L. Farnese, Novella 2000, n. 43, 22/10/2009, pp. 30-31, 22 ottobre 2009
I critici gastronomici, sempre in liti con i chili. Per anni, da critico culinario del New York Times, ha pasteggiato sotto mentite spoglie in centinaia di ristoranti newyorkesi
I critici gastronomici, sempre in liti con i chili. Per anni, da critico culinario del New York Times, ha pasteggiato sotto mentite spoglie in centinaia di ristoranti newyorkesi. E il giorno dopo, sul giornale più letto d’America, ne decretava la vita. O la morte. Quella che lui, Frank Bruni, ha rischiato con la bulimia. Da cui non solo è guarito, ma che lo ha anche spinto a congedarsi al suo incarico con un’autobiografia, Born round, the secret history of a full time eater, ”La storia segreta di un mangiatore a tempo pieno”, in cui rivela che a salvarlo è stata l’Italia.

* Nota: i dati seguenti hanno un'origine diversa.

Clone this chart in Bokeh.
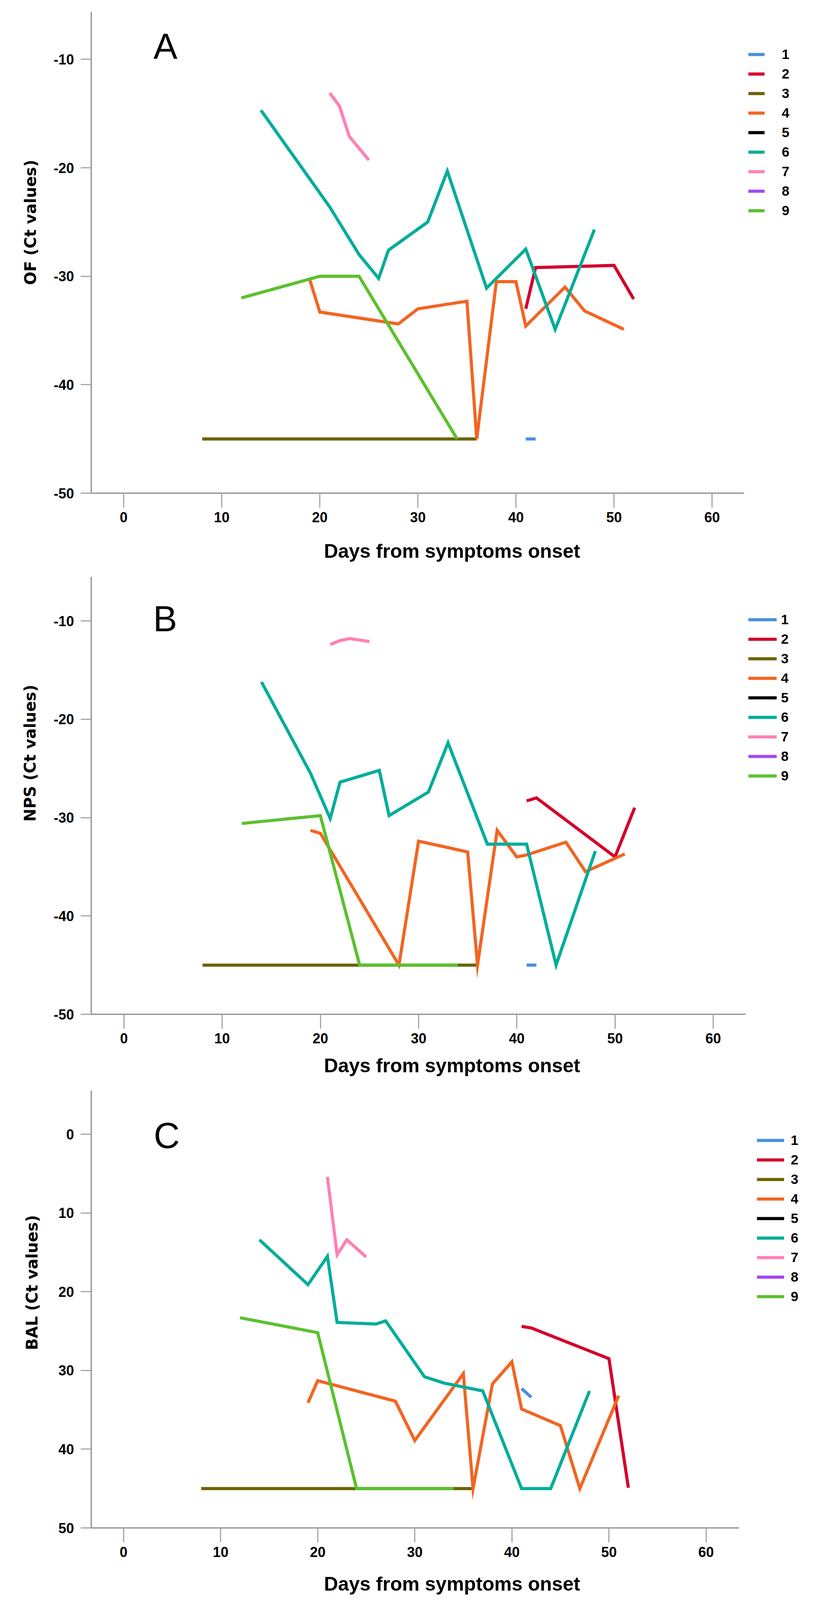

Perché qui, i nostri, di gourmet, «mangiano con moderazione» porzioni meno «gigantesche», e sono amanti della «qualità e non della quantità». La verità però è un’altra. Certo, lo stile di approccio ai ristoranti, dall’anonimato al pagamento del conto, è simile a quello di Frank. La conferma arriva da Laura Ravaioli, chef del Gambero Rosso Chanel: «I critici nei ristoranti non si annunciano mai. Non prenotano. Se lo fanno, è con nome falso. Ordinano dal menu, mangiano e pagano il conto come un qualsiasi cliente». Alle volte si camuffano. E sono sempre influenti, alcuni in modo direttamente proporzionale al loro peso corporeo. Vedi Edoardo Raspelli. Da 34 anni lingua affilata della tavola nostrana in eterna lotta con la ciccia: «A forza di assecondare l’acquolina in bocca, a 60 anni sono arrivato a pesare 126 chili e ho un palloncino nello stomaco». Lui, per i suoi faccini neri di biasimo gastronomico, è finito 25 volte in tribunale (e 25 volte, dice, ha vinto). Una mattina un ristoratore milanese imbufalito gli ha perfino lasciato sotto casa una corona di fiori da morto. Forse anche per questo Raspelli paga tremila euro l’anno per una polizza unica al mondo: gusto e olfatto assicurati per 500 mila euro. «Questo mestiere in America è impossibile farlo, ma anche in Italia è una lotta continua con la bilancia», conferma l’esperto e saggista di gastronomia Allan Bay, «ed è molto più noioso di quel che sembra. Io, per esempio, non prenoto. Alle otto meno cinque, entro e dico: ”Sono solo, c’è un tavolo?». Alcuni mi riconoscono subito. Altri alla fine, quando chiedo il conto. Per una valutazione, spendo dai 30 agli 80 euro».